“I want to spoil her rotten. I want to trample her to a pulp.”
When it came time for the Manga Moveable Feast to do Fruits Basket, I pretty much knew I would be writing about Shigure Sohma. He’s the character I keep coming back to even now, the little thorn in the side of the entire storyline, trying to free people from the bonds they have with their God by cutting into their flesh until they squirm free in their agony. He’s a manipulator, and you’d swear he finds people’s emotional pain amusing. The anime, sadly, never got to the point in the story where this really comes out, so we mostly just see him there as the goofy ‘yay, high school girls!’ guy who occasionally gives Tohru sage advice. No one who finishes the manga is left with that impression.
Hatori, who is one of the people who probably understand Shigure best, and he once noted that Shigure needed to be careful in all his manipulations that he didn’t break anyone. Which, in many ways, is what Shigure *is* trying to do. He’s trying to break the curse, even if it’s not directly – trying to get it to snap and crumble away from Akito. And well, if that means breaking other people, then so be it – at least they’ll have someone around to pick up the pieces. Right, Rin? (Chapter 107, which implies Shigure was aware of what Akito did to Rin and let it happen in order to prove a rather sadistic point, is probably his worst moment.)
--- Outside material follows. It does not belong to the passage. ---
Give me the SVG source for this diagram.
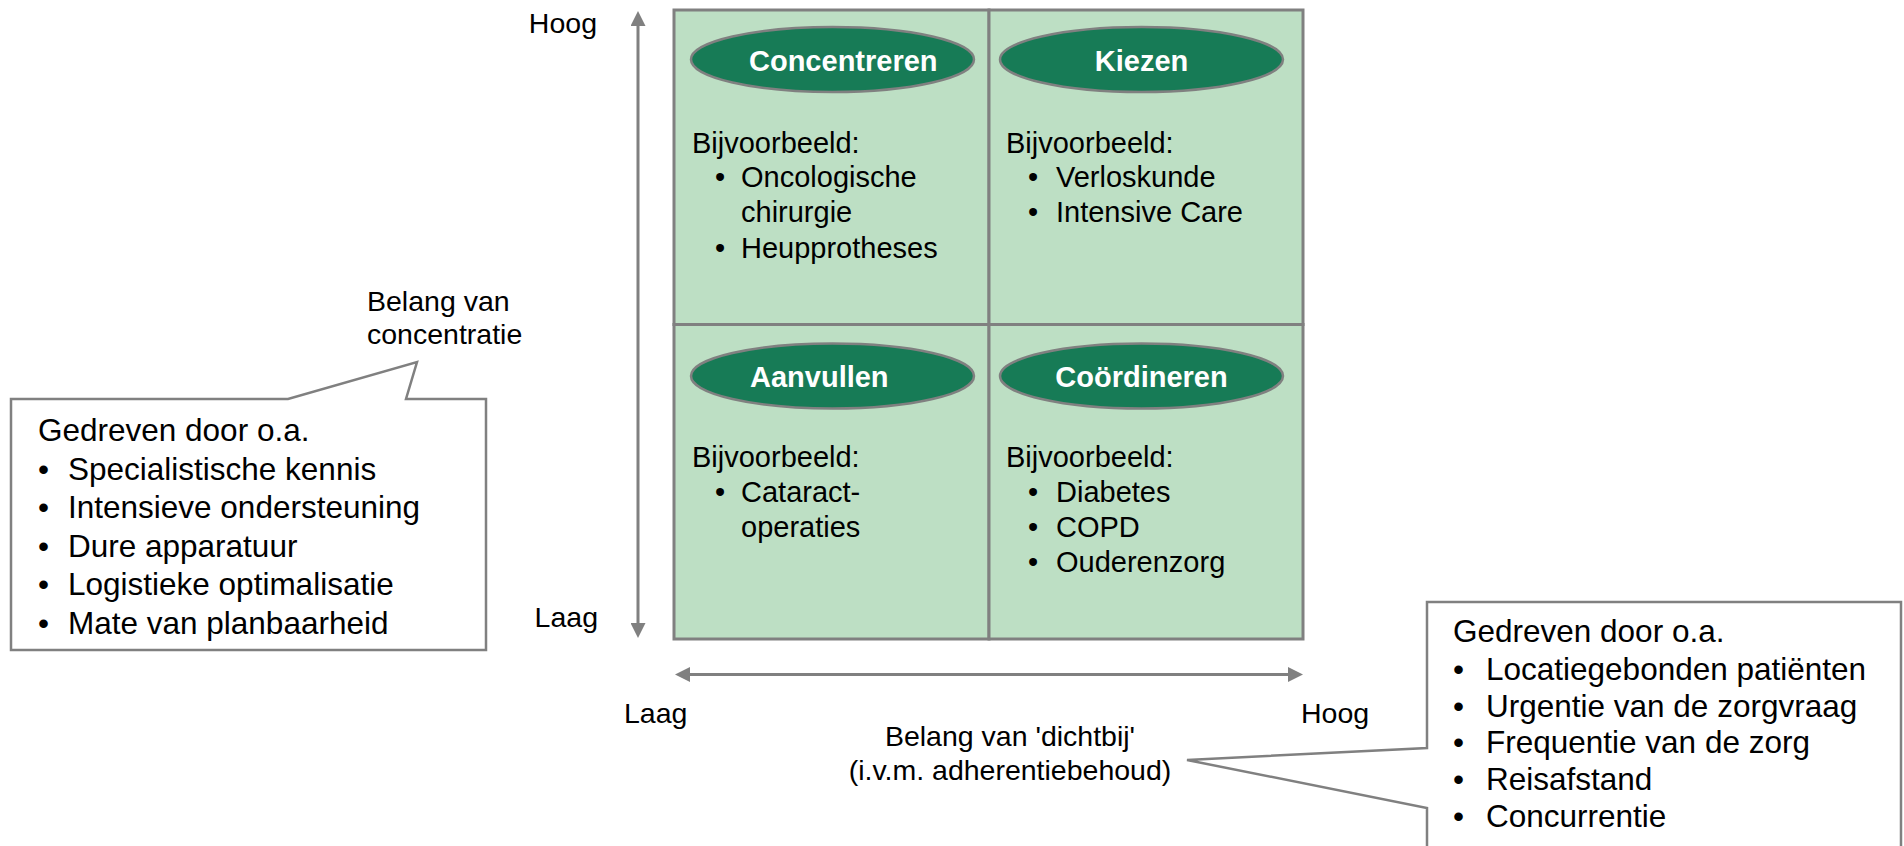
<svg xmlns="http://www.w3.org/2000/svg" width="1904" height="846" viewBox="0 0 1904 846">
<defs>
<style>
.q{fill:#bddfc4;stroke:#808080;stroke-width:3}
.ell{fill:#177b56;stroke:#808080;stroke-width:2.5}
.et{font-family:"Liberation Sans",Arial,sans-serif;font-size:29px;font-weight:bold;fill:#ffffff}
.qt{font-family:"Liberation Sans",Arial,sans-serif;font-size:29px;fill:#000000}
.lb{font-family:"Liberation Sans",Arial,sans-serif;font-size:28.5px;fill:#000000}
.bt{font-family:"Liberation Sans",Arial,sans-serif;font-size:31.5px;fill:#000000}
.call{fill:#ffffff;stroke:#808080;stroke-width:2.5}
.ax{stroke:#808080;stroke-width:3;fill:none}
</style>
<marker id="ah" viewBox="0 0 15 15" refX="0" refY="7.5" markerUnits="userSpaceOnUse" markerWidth="15" markerHeight="15" orient="auto-start-reverse">
<path d="M0,0 L15,7.5 L0,15 Z" fill="#808080"/>
</marker>
</defs>
<rect width="1904" height="846" fill="#ffffff"/>

<g id="connectors">
<line class="ax" x1="638" y1="26" x2="638" y2="623" marker-start="url(#ah)" marker-end="url(#ah)"/>
<line class="ax" x1="690" y1="674.5" x2="1288" y2="674.5" marker-start="url(#ah)" marker-end="url(#ah)"/>
</g>

<g id="axis-labels">
<text class="lb" x="597" y="33" text-anchor="end">Hoog</text>
<text class="lb" x="598" y="627" text-anchor="end">Laag</text>
<text class="lb" x="367" y="311">Belang van</text>
<text class="lb" x="367" y="344">concentratie</text>
<text class="lb" x="624" y="723">Laag</text>
<text class="lb" x="1301" y="723">Hoog</text>
<text class="lb" x="1010" y="746" text-anchor="middle">Belang van 'dichtbij'</text>
<text class="lb" x="1010" y="780" text-anchor="middle">(i.v.m. adherentiebehoud)</text>
</g>

<g id="q-concentreren">
<rect class="q" x="674" y="10" width="315" height="314.5"/>
<ellipse class="ell" cx="832.5" cy="59.5" rx="141.5" ry="32.5"/>
<text class="et" x="749" y="71">Concentreren</text>
<text class="qt" x="692" y="153">Bijvoorbeeld:</text>
<text class="qt" x="715" y="187">•</text>
<text class="qt" x="741" y="187">Oncologische</text>
<text class="qt" x="741" y="222">chirurgie</text>
<text class="qt" x="715" y="258">•</text>
<text class="qt" x="741" y="258">Heupprotheses</text>
</g>

<g id="q-kiezen">
<rect class="q" x="989" y="10" width="314" height="314.5"/>
<ellipse class="ell" cx="1141.5" cy="59.5" rx="141.5" ry="32.5"/>
<text class="et" x="1141.5" y="71" text-anchor="middle">Kiezen</text>
<text class="qt" x="1006" y="153">Bijvoorbeeld:</text>
<text class="qt" x="1028" y="187">•</text>
<text class="qt" x="1056" y="187">Verloskunde</text>
<text class="qt" x="1028" y="222">•</text>
<text class="qt" x="1056" y="222">Intensive Care</text>
</g>

<g id="q-aanvullen">
<rect class="q" x="674" y="324.5" width="315" height="314.5"/>
<ellipse class="ell" cx="832.5" cy="376" rx="141.5" ry="32.5"/>
<text class="et" x="750" y="387">Aanvullen</text>
<text class="qt" x="692" y="467">Bijvoorbeeld:</text>
<text class="qt" x="715" y="502">•</text>
<text class="qt" x="741" y="502">Cataract-</text>
<text class="qt" x="741" y="537">operaties</text>
</g>

<g id="q-coordineren">
<rect class="q" x="989" y="324.5" width="314" height="314.5"/>
<ellipse class="ell" cx="1141.5" cy="376" rx="141.5" ry="32.5"/>
<text class="et" x="1141.5" y="387" text-anchor="middle">Coördineren</text>
<text class="qt" x="1006" y="467">Bijvoorbeeld:</text>
<text class="qt" x="1028" y="502">•</text>
<text class="qt" x="1056" y="502">Diabetes</text>
<text class="qt" x="1028" y="537">•</text>
<text class="qt" x="1056" y="537">COPD</text>
<text class="qt" x="1028" y="572">•</text>
<text class="qt" x="1056" y="572">Ouderenzorg</text>
</g>

<g id="callout-concentratie">
<path class="call" d="M11,399 L288,399 L417,362 L406,399 L486,399 L486,650 L11,650 Z"/>
<text class="bt" x="38" y="441">Gedreven door o.a.</text>
<text class="bt" x="38" y="479.5">•</text>
<text class="bt" x="68" y="479.5">Specialistische kennis</text>
<text class="bt" x="38" y="518">•</text>
<text class="bt" x="68" y="518">Intensieve ondersteuning</text>
<text class="bt" x="38" y="556.5">•</text>
<text class="bt" x="68" y="556.5">Dure apparatuur</text>
<text class="bt" x="38" y="595">•</text>
<text class="bt" x="68" y="595">Logistieke optimalisatie</text>
<text class="bt" x="38" y="633.5">•</text>
<text class="bt" x="68" y="633.5">Mate van planbaarheid</text>
</g>

<g id="callout-dichtbij">
<path class="call" d="M1427,602 L1901,602 L1901,852 L1427,852 L1427,808 L1187,760 L1427,748 Z"/>
<text class="bt" x="1453" y="642">Gedreven door o.a.</text>
<text class="bt" x="1453" y="680">•</text>
<text class="bt" x="1486" y="680">Locatiegebonden patiënten</text>
<text class="bt" x="1453" y="717">•</text>
<text class="bt" x="1486" y="717">Urgentie van de zorgvraag</text>
<text class="bt" x="1453" y="753">•</text>
<text class="bt" x="1486" y="753">Frequentie van de zorg</text>
<text class="bt" x="1453" y="790">•</text>
<text class="bt" x="1486" y="790">Reisafstand</text>
<text class="bt" x="1453" y="827">•</text>
<text class="bt" x="1486" y="827">Concurrentie</text>
</g>
</svg>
Speaking of that chapter, Shigure and Rin discuss the curse, and note that it should break within their lifetimes. But that’s not good enough for Tohru, who is painfully aware of what Kyo’s fate is to be – and how easily he seems to accept it. After briefly running off, Shigure goes to get her – and delivers another stunning speech, clearly intended to push all of Tohru’s buttons and weak spots. It’s quite an interesting contrast to earlier volumes, where Shigure can be seen cheering Tohru up or giving her a gentle push in the right direction with a few kind words.
But if Tohru wants to save Kyo, time *is* running out, and Shigure can’t simply sit by and watch her stress out over whether Kyo is pushing her mother’s memory out of her life. He’s mean – talking about how the curse *is* a curse, and not just some cute ‘we turn into animals!’ thing. All the Zodiac feel horrible about it, and Kyo is, as Shigure notes, a reminder that it could be worse – they could be him. Tohru, notably, stops Shigure’s monologue with a hand outraised and her head down – she can’t bear to hear his words anymore. I was reminded of the way she stopped Akito from abusing Yuki very early in the series, when she and Akito first met. It’s probably my favorite Shigure scene in the series.
Of course, it’s not just about Tohru. All of Shigure’s actions, everything we see him set up throughout the book, is designed to drive people away from their God and break the curse – so that he can have Akito all to himself. Shigure is a very possessive lover, and does not take kindly to having to share. It’s quite telling that the only time we really see him filled with hatred for anyone, it’s for Kureno – the man who is currently closest to Akito. And so he pushes at Akito – harder than he does anyone else, really – and watches as she does break. There’s only one moment where I think Shigure wonders if he went too far – he asks, after Tohru falls from the cliff, whether Akito pushed her – but it all works out well in the end.
This is the odd thing about the series. Everything seems to work out well in the end. Shigure never apologizes for anything he does, but I think in his mind he doesn’t *have* to – after all, everyone ended up happy. The curse is broken. Tohru wasn’t seriously crippled and is now with Kyo. Hatori has gotten over his first love and is opening up to Mayuko. Rin has chosen to embrace Haru and stop trying to ‘protect’ him by shoving him away. Same with Hiro and his relationship with Kisa.
In a way, I’m strangely reminded of Usagi from Sailor Moon. I once discussed the Outer Senshi Haruka and Michiru with my friend John, who has mixed feelings about the two of them. In the real world, the two outers would be right – Usagi’s idealism and super purity would be ripe for abuse, and it’s sensible to be pragmatic like the two of them. But they fail to realize that they aren’t in the real world, they’re in Usagi’s manga, and she’s the star. Therefore she is always right, and they are forever proven wrong. Likewise, Shigure’s actions don’t seem wrong to him at all. I’m sure if anyone tried to call him on it, he’d note how happy everyone is after the end of the series.
That said, we do occasionally see stabs of regret. Shigure notes early on that he is ‘the filthiest’ of the Zodiac, and I think knows that his relationship with Akito – even post-curse – is not a healthy one, but doesn’t particularly care enough. He once wondered what would have changed if he’d dreamed about Tohru. Leaving aside the horror that fills me if I imagine Shigure with Tohru, I think that it’s one of those hypothetical questions that will never get a true answer. So much of what Shigure is – everything that drives him – stems from that dream of Akito, and his love of Akito, and his need to possess Akito. Perhaps, now that he has everything he wants, he can find the time to get in touch with the nice young man who gave Tohru advice on how to deal with multiple problems.